Una delle doti principali di Don Julián Carrón risiede nella sua onestà intellettuale. Il leader di Comunione e Liberazione non ha intenzione di negare gli errori dela sua comunità, né di provare a cancellare i peccati di un popolo con un tratto di penna. Ecco perché, quando si parla di terrorismo, Don Carrón ammette – richiamando di nuovo quel concetto di libertà – che anche l’Occidente è in parte responsabile del fatto che nuovi terroristi si radicalizzano ogni giorno:”Molti attentatori non vengono da fuori, sono immigrati di seconda generazione, sono nati in Europa, hanno studiato nelle nostre scuole e università. Per questo la nostra responsabilità è grande. Che cosa incontrano questi figli di immigrati che sono a tutti gli effetti italiani, francesi, inglesi? Vedono qualcosa di bello che li attrae, qualcosa di vero che sfida la loro ragione e la loro libertà? Questo vale anche per i nostri figli, dopo averli messi al mondo, che cosa offriamo loro? L’ansia di una vita agiata o qualcosa che sia all’altezza della domanda di significato che hanno? Spesso i nostri giovani vedono il vuoto di una vita senza senso, che li lascia soli e disperati. Per questo non mi stupisce che scelgano la violenza.

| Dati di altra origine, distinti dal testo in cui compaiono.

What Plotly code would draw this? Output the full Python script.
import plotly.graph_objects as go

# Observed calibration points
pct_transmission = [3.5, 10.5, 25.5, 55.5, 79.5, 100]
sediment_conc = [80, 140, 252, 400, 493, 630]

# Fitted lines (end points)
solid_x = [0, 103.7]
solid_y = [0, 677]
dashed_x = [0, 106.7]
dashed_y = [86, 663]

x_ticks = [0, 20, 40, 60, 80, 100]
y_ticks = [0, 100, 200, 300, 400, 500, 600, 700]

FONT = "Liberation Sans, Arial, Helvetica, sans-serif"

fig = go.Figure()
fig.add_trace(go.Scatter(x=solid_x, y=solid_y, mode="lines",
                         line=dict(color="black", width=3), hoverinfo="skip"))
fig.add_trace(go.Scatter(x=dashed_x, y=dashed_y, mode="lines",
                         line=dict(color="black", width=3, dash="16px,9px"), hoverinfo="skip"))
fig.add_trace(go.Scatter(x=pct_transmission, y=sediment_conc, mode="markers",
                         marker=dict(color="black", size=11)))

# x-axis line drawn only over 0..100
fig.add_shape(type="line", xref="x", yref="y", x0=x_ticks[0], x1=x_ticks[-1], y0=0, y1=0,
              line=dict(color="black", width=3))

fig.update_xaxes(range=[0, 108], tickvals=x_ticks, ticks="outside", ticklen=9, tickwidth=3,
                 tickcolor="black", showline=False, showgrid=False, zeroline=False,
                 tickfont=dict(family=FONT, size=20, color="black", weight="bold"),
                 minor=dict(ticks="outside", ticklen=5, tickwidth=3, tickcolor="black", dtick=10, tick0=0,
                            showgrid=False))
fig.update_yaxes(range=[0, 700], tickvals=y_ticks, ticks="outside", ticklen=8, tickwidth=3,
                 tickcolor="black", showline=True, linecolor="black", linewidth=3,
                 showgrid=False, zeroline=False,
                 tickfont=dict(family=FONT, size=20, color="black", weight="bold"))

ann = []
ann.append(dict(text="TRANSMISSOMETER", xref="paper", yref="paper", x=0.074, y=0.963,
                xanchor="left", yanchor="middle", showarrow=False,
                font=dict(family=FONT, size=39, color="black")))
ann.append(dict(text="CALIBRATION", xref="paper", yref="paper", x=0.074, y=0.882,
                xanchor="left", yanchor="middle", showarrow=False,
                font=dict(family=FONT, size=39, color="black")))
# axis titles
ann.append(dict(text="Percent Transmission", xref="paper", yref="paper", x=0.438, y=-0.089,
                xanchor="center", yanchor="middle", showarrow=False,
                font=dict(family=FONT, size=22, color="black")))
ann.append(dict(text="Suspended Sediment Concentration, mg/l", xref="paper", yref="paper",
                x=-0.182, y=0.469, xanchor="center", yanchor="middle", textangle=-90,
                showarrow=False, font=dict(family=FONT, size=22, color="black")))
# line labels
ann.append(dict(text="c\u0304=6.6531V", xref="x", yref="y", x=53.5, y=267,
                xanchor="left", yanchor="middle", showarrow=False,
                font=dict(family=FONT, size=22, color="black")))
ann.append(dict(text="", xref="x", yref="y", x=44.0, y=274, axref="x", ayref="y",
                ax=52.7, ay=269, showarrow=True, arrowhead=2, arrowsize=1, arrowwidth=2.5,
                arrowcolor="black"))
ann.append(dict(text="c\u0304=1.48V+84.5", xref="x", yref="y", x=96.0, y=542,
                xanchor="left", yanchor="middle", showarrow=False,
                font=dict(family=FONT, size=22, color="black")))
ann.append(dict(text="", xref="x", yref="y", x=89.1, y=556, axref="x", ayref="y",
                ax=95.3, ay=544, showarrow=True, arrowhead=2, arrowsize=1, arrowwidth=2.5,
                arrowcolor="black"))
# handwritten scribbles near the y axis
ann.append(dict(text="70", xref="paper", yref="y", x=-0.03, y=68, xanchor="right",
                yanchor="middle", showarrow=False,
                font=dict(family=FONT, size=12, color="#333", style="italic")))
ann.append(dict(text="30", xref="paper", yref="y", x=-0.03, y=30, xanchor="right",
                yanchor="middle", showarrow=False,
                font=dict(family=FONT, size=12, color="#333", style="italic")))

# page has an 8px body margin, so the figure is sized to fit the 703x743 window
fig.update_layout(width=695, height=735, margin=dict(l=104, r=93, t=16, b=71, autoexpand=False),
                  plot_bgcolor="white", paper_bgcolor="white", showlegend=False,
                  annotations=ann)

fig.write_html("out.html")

Questa è una sfida epocale: come rispondere al vuoto che corrode i giovani fino a far loro desiderare la morte invece della vita? Non bastano i richiami etici, devono sentirsi accompagnati per scoprire che possono cambiare vita, come il ragazzo del centro di aiuto allo studio che ne è diventato il responsabile. Appartengono alla stessa generazione di coloro che praticano la violenza, ma hanno incontrato qualcosa che ha cambiato la vita, che li ha resi dei musulmani migliori, come dichiarano alcuni di loro. Per questo parlando ad Al-Azhar, papa Francesco ha invitato tutti, cristiani e musulmani, a «educare all’apertura rispettosa e al dialogo sincero con l’altro, riconoscendone i diritti e le libertà fondamentali. Occorre accompagnare e far maturare generazioni che rispondano alla logica incendiaria del male con la paziente crescita del bene: giovani che, come alberi ben piantati, siano radicati nel terreno della storia e, crescendo verso l’Alto e accanto agli altri, trasformino ogni giorno l’aria inquinata dell’odio nell’ossigeno della fraternità. Per queste ragioni, oggi specialmente, la religione non è un problema ma è parte della soluzione“.